Aunque el titular reza en singular, son dos las playas de Langre: "Playa Pequeña" y "Playa Grande". Se trata de un arenal cercano a la localidad cántabra de Langre, en el municipio de Ribamontán al Mar, próximo a Somo, nuestro entrañable lugar de veraneo familiar. Su longitud se aproxima a los mil metros y se encuentra cerrada por un acantilado de unos 30 metros de altura junto a una rasa litoral.
Es en la "Playa Pequeña" donde se registran mis recuerdos, al ser esta una de las primeras playas cántabras que conocí, gracias al buen hacer en el arte de enseñar para conocer y disfrutar de mi sobrina Gemma. La playa, efectivamente, es pequeña y variable en función de las mareas, unos doscientos metros de largo por cincuenta de ancho. El acceso se realiza a través de unas escaleras que llegan a pie de playa para encontrarte con una fina arena de color claro. Su fisonomía es recogida y muy sugerente. Mirando al mar, a la espalda, el acantilado. A la derecha, una curiosa formación rocosa, y a la izquierda, el también pequeño, "Pico de Langre"; "el león pétreo que apoyado sobre sus patas delanteras vigila en silencio los días y las noches marinas".
En esta playa nacieron mis primeros óleos después de retomar la pintura. Salvo uno que cuelga sobre la máquina de tabaco de un conocido restaurante, el resto duerme ahora en algún lugar del trastero. Aquí se pueden oír todavía las risas que provocó una inesperada pero anunciada ola. Día familiar de playa. Éramos jóvenes; nosotros, mis sobrinos, y nuestros hijos muy niños. Subía la mar y escasa arena que pisar. Las rocas nuestro mejor cobijo. Embelesados con el paisaje empezamos a contar olas. Como Papillón cuando escapó de una de sus cárceles en un saco lleno de cocos tras tirarse por un acantilado aprovechando la resaca de la séptima ola. No recuerdo si fue la quinta, la sexta, la séptima o la octava. El caso es que la ola llegó, nos empapó y se marchó. Cuando nos quisimos dar cuenta, donde había una pequeña radio sólo encontramos un gran charco de agua. Los bocadillos ese día aprendieron a nadar y las toallas a pedir auxilio. A partir de aquí, risas, y una voz a modo de sentencia: "venía avisando que esto iba a ocurrir".

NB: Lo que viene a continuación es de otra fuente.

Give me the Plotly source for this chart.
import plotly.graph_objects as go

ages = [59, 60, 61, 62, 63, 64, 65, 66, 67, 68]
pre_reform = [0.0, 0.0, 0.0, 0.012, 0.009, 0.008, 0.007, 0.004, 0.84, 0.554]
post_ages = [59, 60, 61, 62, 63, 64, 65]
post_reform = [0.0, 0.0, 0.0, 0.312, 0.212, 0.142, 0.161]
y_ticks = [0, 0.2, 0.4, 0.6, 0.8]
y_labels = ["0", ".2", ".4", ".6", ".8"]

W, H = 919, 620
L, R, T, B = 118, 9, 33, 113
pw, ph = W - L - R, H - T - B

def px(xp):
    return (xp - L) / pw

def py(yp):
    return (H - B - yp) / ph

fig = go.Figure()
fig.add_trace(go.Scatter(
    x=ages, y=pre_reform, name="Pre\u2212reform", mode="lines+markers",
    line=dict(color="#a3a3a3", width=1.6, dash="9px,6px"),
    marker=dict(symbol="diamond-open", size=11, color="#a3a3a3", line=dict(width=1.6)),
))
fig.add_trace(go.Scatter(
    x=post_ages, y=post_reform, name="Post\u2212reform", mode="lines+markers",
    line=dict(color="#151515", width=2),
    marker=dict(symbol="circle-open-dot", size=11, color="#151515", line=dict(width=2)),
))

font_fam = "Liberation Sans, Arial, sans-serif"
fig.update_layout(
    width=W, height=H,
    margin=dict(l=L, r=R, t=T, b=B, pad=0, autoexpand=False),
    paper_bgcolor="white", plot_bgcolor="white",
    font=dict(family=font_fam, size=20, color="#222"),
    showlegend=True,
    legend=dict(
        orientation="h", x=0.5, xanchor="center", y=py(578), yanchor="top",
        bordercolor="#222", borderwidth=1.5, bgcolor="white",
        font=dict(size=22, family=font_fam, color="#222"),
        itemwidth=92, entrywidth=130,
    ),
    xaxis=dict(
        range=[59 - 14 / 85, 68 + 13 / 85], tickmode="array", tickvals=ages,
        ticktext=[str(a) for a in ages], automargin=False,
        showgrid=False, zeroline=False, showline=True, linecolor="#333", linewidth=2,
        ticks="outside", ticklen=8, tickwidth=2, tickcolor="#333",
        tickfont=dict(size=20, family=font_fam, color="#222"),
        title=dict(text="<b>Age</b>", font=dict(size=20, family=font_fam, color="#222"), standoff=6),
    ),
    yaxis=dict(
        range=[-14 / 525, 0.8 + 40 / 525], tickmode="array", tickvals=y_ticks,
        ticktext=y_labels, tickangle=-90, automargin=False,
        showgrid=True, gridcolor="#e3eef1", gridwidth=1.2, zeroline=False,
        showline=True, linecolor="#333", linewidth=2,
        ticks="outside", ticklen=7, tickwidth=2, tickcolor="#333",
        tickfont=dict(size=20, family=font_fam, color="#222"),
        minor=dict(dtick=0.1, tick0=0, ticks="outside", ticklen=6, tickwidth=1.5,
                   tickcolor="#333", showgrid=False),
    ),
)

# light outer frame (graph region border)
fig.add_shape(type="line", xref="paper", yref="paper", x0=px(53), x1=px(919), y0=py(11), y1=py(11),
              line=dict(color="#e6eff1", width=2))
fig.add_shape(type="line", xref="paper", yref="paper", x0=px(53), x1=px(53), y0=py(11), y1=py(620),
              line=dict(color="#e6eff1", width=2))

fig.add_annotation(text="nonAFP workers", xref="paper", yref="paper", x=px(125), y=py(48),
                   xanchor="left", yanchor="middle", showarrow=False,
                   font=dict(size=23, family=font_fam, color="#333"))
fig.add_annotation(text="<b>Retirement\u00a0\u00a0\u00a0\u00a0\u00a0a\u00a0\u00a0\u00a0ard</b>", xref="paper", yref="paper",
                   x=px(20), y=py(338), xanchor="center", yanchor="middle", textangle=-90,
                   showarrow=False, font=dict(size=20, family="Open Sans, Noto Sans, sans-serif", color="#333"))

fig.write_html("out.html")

En esta pequeña playa, amparados por el "pétreo león", mi sobrino Miguel intentó inculcarme sin éxito el arte de la pesca. Preferí empaparme del bello y fluorescente espectáculo que ofrecían los percebes entre las rocas. Y aquí, en esta hermosa playa, hace muy pocos meses, constaté la realidad del paso del tiempo. Las escalinatas ya no son tan placenteras para mis rodillas. El frescor del agua ya no me hace tanta gracia. Y mis dos perlas, a las que tanto adoro y con las que tanto disfruté en sus infancias en estos escenarios, ya no se dejan fotografiar a no ser que me ponga muy, muy pesado. Es el ciclo de la vida que no se puede ni debe parar. Por todo esto y otras cosas que no vienen al cuento, me gusta esta pequeña, hermosa y sugerente playa de Langre. Además, era la preferida de Félix Rodríguez de la Fuente cuando iba a Santander.